--- START OF Input ---
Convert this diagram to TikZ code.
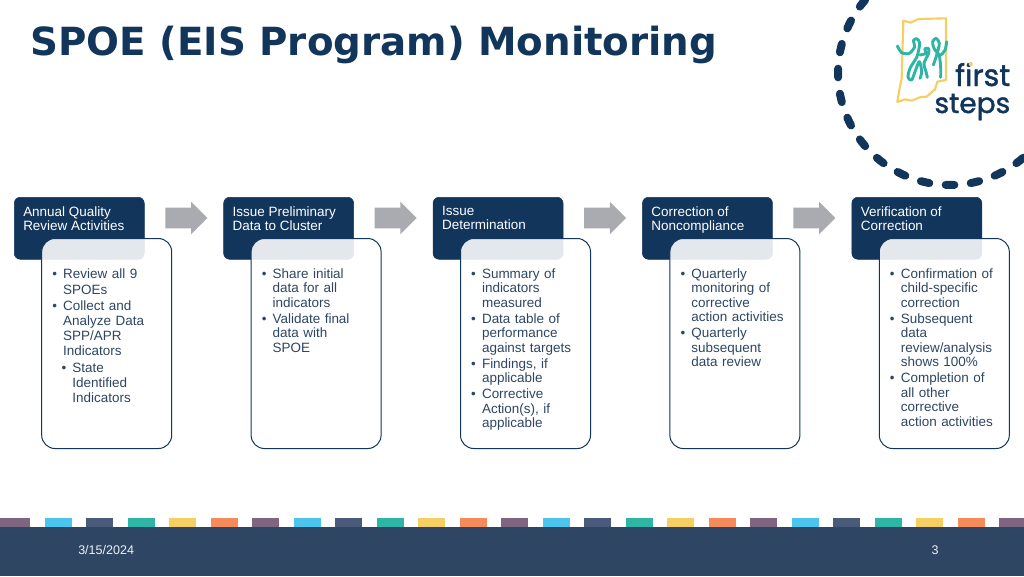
\documentclass[tikz,border=0pt]{standalone}
\usepackage{fontspec}
\usetikzlibrary{shapes.arrows}
\setmainfont{Liberation Sans}
\newfontfamily\titlefont{DejaVu Sans}
\newfontfamily\logofont[FakeBold=1.5]{Poppins}
\definecolor{navy}{HTML}{12355B}
\definecolor{slate}{HTML}{2E4663}
\definecolor{graybar}{HTML}{A9ABB0}
\definecolor{purplebar}{HTML}{7F6580}
\definecolor{bluebar}{HTML}{4CC4EE}
\definecolor{slatebar}{HTML}{4A5A7A}
\definecolor{tealbar}{HTML}{2FB5A5}
\definecolor{yellowbar}{HTML}{F5CF63}
\definecolor{orangebar}{HTML}{F58A5A}
% one bullet: indent of the text, then its lines
\newcommand{\bulitem}[2]{\par\leftskip=#1\relax\parskip=1.2pt\noindent\llap{\textbullet\hspace{4.6pt}}#2\par}
\tikzset{
  hdrbox/.style={draw=navy,fill=navy,rounded corners=4.5pt,minimum width=97.5pt,minimum height=46.5pt,inner sep=0pt,anchor=north west},
  hdrtext/.style={text=white,anchor=north west,inner sep=0pt,align=left,font=\fontsize{10.1}{10.5}\selectfont},
  bodybox/.style={draw=navy,line width=0.75pt,fill=white,fill opacity=0.89,rounded corners=10pt,minimum width=97.5pt,minimum height=157.5pt,inner sep=0pt,anchor=north west},
  bodytext/.style={text=slate,anchor=north west,inner sep=0pt,text width=96pt,align=left,font=\fontsize{10.1}{10.85}\selectfont},
  flowarrow/.style={single arrow,fill=graybar,inner sep=7.5pt,minimum height=31.5pt,minimum width=24pt,single arrow head extend=4.5pt,single arrow tip angle=90,anchor=west},
  logoline/.style={line width=2.2pt,line cap=round,line join=round},
  footertext/.style={text=white!92!slate,inner sep=0pt,font=\fontsize{9.4}{11}\selectfont}
}
\begin{document}
\begin{tikzpicture}[x=0.75pt,y=0.75pt]
    \useasboundingbox (0,0) rectangle (1024,-576);
    \clip (0,0) rectangle (1024,-576);
    \node [anchor=base west,inner sep=0pt,text=navy,font=\titlefont\bfseries\fontsize{29.07}{36}\selectfont] (title) at (30,-55.5) {SPOE (EIS Program) Monitoring};

    % dashed ring
    \foreach \k in {-3,...,10}
        \draw [navy,line width=6pt,line cap=round] ({950+112*cos(180+12.857*\k-2.2)},{-73+112*sin(180+12.857*\k-2.2)}) arc [start angle={180+12.857*\k-2.2},end angle={180+12.857*\k+2.2},radius=84pt];

    % logo
    \begin{scope}[shift={(820,0)},x=0.25pt,y=-0.25pt]
        \draw [logoline,yellowbar,line width=1.6pt] (250,62) -- (272,68) -- (295,57) -- (378,55) -- (378,240) -- (352,245) -- (345,268) -- (320,290) -- (300,292) -- (275,302) -- (255,298) -- (232,306) -- (238,270) -- (245,235) -- cycle;
        \draw [logoline,tealbar] plot [smooth] coordinates {(232,138) (245,158) (268,160) (284,140) (280,122) (290,116) (299,128) (296,150) (290,172) (270,205) (264,232) (275,240) (285,215) (298,185) (305,215) (300,235)};
        \draw [logoline,tealbar] plot [smooth] coordinates {(300,165) (318,160) (314,147) (325,145) (326,160) (312,190) (318,215) (322,232)};
        \draw [logoline,tealbar] plot [smooth] coordinates {(380,125) (375,150) (360,165) (342,145) (338,125) (348,115) (358,130) (350,165) (340,195)};
        \draw [logoline,tealbar] plot [smooth] coordinates {(358,165) (362,200) (362,232)};
    \end{scope}
    \node [anchor=base east,inner sep=0pt,text=navy,font=\logofont\fontsize{22.5}{25}\selectfont] (logofirst) at (1010.5,-86) {first};
    \node [anchor=base east,inner sep=0pt,text=navy,font=\logofont\fontsize{21}{25}\selectfont] (logosteps) at (1010.5,-113) {steps};
    \fill [yellowbar] (970.7,-64) circle (1.6pt);

    % process boxes
    \node [hdrbox] (hdr1) at (14,-197) {};
    \node [hdrbox] (hdr2) at (223.4,-197) {};
    \node [hdrbox] (hdr3) at (432.8,-197) {};
    \node [hdrbox] (hdr4) at (642.2,-197) {};
    \node [hdrbox] (hdr5) at (851.6,-197) {};
    \node [hdrtext] (hdrtext1) at (23,-206) {Annual Quality\\Review Activities};
    \node [hdrtext] (hdrtext2) at (232.4,-206) {Issue Preliminary\\Data to Cluster};
    \node [hdrtext] (hdrtext3) at (441.8,-206) {Issue\\Determination};
    \node [hdrtext] (hdrtext4) at (651.2,-206) {Correction of\\Noncompliance};
    \node [hdrtext] (hdrtext5) at (860.6,-206) {Verification of\\Correction};
    \node [bodybox] (body1) at (41.2,-238) {};
    \node [bodybox] (body2) at (250.6,-238) {};
    \node [bodybox] (body3) at (460,-238) {};
    \node [bodybox] (body4) at (669.4,-238) {};
    \node [bodybox] (body5) at (878.8,-238) {};
    \node [bodytext,font=\fontsize{10.1}{11.3}\selectfont] (bodytext1) at (41.5,-262) {%
        \bulitem{16.1pt}{Review all 9\\SPOEs}%
        \bulitem{16.1pt}{Collect and\\Analyze Data\\SPP/APR\\Indicators}%
        \bulitem{23pt}{State\\Identified\\Indicators}};
    \node [bodytext] (bodytext2) at (250.9,-262) {%
        \bulitem{16.1pt}{Share initial\\data for all\\indicators}%
        \bulitem{16.1pt}{Validate final\\data with\\SPOE}};
    \node [bodytext] (bodytext3) at (460.3,-262) {%
        \bulitem{16.1pt}{Summary of\\indicators\\measured}%
        \bulitem{16.1pt}{Data table of\\performance\\against targets}%
        \bulitem{16.1pt}{Findings, if\\applicable}%
        \bulitem{16.1pt}{Corrective\\Action(s), if\\applicable}};
    \node [bodytext] (bodytext4) at (669.7,-262) {%
        \bulitem{16.1pt}{Quarterly\\monitoring of\\corrective\\action activities}%
        \bulitem{16.1pt}{Quarterly\\subsequent\\data review}};
    \node [bodytext] (bodytext5) at (879.1,-262) {%
        \bulitem{16.1pt}{Confirmation of\\child-specific\\correction}%
        \bulitem{16.1pt}{Subsequent\\data\\review/analysis\\shows 100\%}%
        \bulitem{16.1pt}{Completion of\\all other\\corrective\\action activities}};
    \node [flowarrow] (arrow1) at (165,-218) {};
    \node [flowarrow] (arrow2) at (374.4,-218) {};
    \node [flowarrow] (arrow3) at (583.8,-218) {};
    \node [flowarrow] (arrow4) at (793.2,-218) {};

    % footer
    \foreach \k/\c in {0/purplebar,1/bluebar,2/slatebar,3/tealbar,4/yellowbar,5/orangebar,6/purplebar,7/bluebar,8/slatebar,9/tealbar,10/yellowbar,11/orangebar,12/purplebar,13/bluebar,14/slatebar,15/tealbar,16/yellowbar,17/orangebar,18/purplebar,19/bluebar,20/slatebar,21/tealbar,22/yellowbar,23/orangebar,24/purplebar}
        \fill [\c] ({3+41.5*\k},-518) rectangle ({30+41.5*\k},-527);
    \fill [purplebar] (0,-518) rectangle (3,-527);
    \fill [slate] (0,-527) rectangle (1024,-576);
    \node [footertext,anchor=west] (datetext) at (78,-550) {3/15/2024};
    \node [footertext] (pagetext) at (935,-550) {3};
\end{tikzpicture}
\end{document}
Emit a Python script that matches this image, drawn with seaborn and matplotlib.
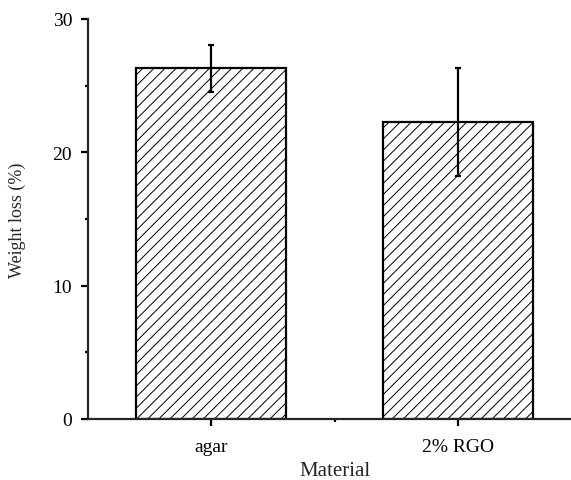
import matplotlib
matplotlib.use("Agg")
import matplotlib.pyplot as plt
from matplotlib.ticker import MultipleLocator, FixedLocator
import seaborn as sns
import pandas as pd

materials = ["agar", "2% RGO"]
weight_loss = [26.3, 22.3]
weight_loss_sd = [1.75, 4.05]

sns.set_style("ticks")
plt.rcParams["font.family"] = ["Liberation Serif", "DejaVu Serif"]
plt.rcParams["hatch.linewidth"] = 0.7

df = pd.DataFrame({"Material": materials, "Weight loss (%)": weight_loss})

fig = plt.figure(figsize=(5.71, 4.81), dpi=100)
ax = fig.add_axes([87.5 / 571, 1 - 420 / 481, 494 / 571, 400 / 481])

sns.barplot(data=df, x="Material", y="Weight loss (%)", ax=ax, width=0.607,
            color="white", edgecolor="black", linewidth=1.6, hatch="///",
            errorbar=None, zorder=2)

ax.errorbar(range(len(materials)), weight_loss, yerr=weight_loss_sd, fmt="none",
            ecolor="black", elinewidth=1.6, capsize=2.4, capthick=1.6, zorder=3)

ax.set_xlim(-0.5, 1.5)
ax.set_ylim(0, 30)
ax.yaxis.set_major_locator(MultipleLocator(10))
ax.yaxis.set_minor_locator(MultipleLocator(5))
ax.xaxis.set_minor_locator(FixedLocator([0.5]))

sns.despine(ax=ax)
for s in ("left", "bottom"):
    ax.spines[s].set_linewidth(1.6)
ax.spines["left"].set_zorder(4)

ax.tick_params(axis="both", which="major", direction="out", length=5, width=1.6,
               labelsize=14, color="black", labelcolor="black")
ax.tick_params(axis="both", which="minor", direction="out", length=2.5, width=1.6,
               color="black")
ax.tick_params(axis="x", which="major", pad=9)
ax.tick_params(axis="y", which="major", pad=6)

ax.set_xlabel("Material", fontsize=15, labelpad=4)
ax.set_ylabel("Weight loss (%)", fontsize=13, labelpad=0)
ax.yaxis.set_label_coords(-0.125, 0.5)

fig.savefig("out.png", dpi=100)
--- END OF Input ---
Work to be completed: Reproduce exactly, and only, the lines from the one containing "Emit a Python" through the one containing "import pandas as pd", including both; leave out any pictures.

Exercise answer:
Emit a Python script that matches this image, drawn with seaborn and matplotlib.
import matplotlib
matplotlib.use("Agg")
import matplotlib.pyplot as plt
from matplotlib.ticker import MultipleLocator, FixedLocator
import seaborn as sns
import pandas as pd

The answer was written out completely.